● **Supplied entries**:
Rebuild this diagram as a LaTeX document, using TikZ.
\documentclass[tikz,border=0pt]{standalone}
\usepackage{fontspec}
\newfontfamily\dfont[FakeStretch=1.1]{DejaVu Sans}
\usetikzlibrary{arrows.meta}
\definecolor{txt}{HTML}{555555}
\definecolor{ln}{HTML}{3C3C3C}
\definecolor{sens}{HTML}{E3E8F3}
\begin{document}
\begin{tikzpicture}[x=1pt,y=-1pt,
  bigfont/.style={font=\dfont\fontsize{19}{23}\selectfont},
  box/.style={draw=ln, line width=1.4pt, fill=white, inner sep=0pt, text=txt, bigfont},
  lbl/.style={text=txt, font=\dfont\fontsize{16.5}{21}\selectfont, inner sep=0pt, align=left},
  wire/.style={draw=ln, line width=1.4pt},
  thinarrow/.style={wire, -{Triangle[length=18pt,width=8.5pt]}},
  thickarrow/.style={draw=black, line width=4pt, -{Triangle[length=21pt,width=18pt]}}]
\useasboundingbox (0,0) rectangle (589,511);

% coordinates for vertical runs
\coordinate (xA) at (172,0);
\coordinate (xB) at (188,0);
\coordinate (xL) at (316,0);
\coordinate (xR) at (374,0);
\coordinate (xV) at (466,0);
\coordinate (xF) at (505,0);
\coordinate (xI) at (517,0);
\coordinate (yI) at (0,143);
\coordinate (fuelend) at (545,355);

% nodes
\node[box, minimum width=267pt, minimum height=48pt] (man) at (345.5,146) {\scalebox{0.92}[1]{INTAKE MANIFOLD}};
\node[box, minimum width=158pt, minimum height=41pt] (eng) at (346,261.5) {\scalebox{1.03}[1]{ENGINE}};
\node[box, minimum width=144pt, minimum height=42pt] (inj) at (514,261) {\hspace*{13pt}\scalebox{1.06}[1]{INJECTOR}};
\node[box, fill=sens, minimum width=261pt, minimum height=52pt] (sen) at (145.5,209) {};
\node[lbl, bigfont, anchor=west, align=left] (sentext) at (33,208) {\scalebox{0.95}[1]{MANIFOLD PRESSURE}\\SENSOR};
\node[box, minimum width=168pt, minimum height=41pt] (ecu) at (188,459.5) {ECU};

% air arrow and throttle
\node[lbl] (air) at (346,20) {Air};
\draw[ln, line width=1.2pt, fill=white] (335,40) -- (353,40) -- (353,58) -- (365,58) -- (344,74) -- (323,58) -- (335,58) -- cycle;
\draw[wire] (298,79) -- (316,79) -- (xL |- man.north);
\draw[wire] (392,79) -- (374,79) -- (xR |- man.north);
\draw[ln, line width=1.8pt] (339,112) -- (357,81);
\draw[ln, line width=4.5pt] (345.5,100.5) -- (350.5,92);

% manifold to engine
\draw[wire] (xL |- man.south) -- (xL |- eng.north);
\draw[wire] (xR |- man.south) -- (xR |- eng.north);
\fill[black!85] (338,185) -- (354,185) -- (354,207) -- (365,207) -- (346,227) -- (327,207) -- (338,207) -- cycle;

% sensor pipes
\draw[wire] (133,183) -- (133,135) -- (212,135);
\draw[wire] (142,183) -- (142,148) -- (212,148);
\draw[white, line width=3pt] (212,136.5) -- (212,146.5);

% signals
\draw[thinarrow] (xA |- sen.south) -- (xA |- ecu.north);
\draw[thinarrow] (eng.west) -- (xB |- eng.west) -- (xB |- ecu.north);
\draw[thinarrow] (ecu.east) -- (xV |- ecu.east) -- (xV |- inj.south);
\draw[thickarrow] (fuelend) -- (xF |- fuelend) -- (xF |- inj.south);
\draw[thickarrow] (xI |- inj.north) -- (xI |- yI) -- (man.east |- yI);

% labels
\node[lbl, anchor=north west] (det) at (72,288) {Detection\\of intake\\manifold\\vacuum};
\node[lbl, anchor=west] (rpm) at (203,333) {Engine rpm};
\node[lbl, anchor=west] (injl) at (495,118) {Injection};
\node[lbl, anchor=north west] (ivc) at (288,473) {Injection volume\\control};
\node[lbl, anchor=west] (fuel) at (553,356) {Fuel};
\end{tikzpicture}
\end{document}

...

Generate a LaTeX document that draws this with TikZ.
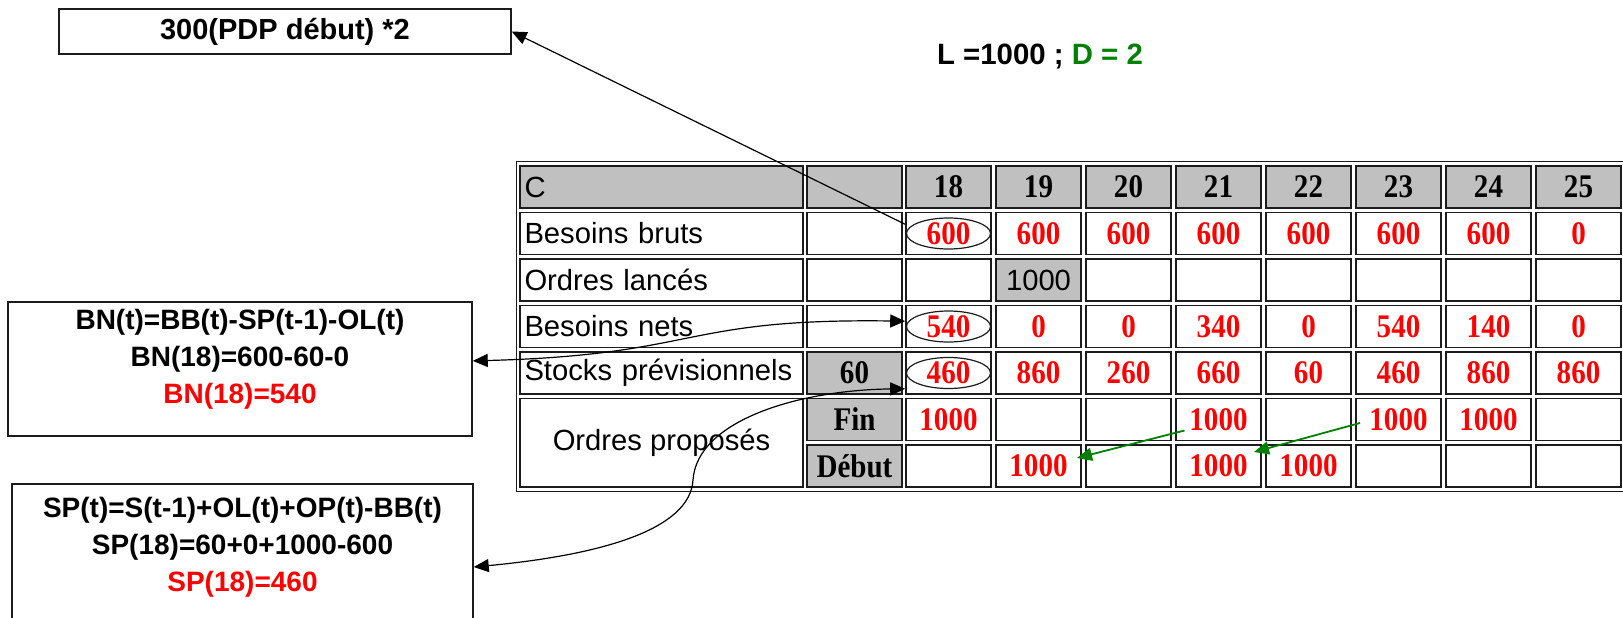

● **What you have to do**:
Copy every line of the records above that contains "this".

● **Solved exercise**:
Rebuild this diagram as a LaTeX document, using TikZ.
Generate a LaTeX document that draws this with TikZ.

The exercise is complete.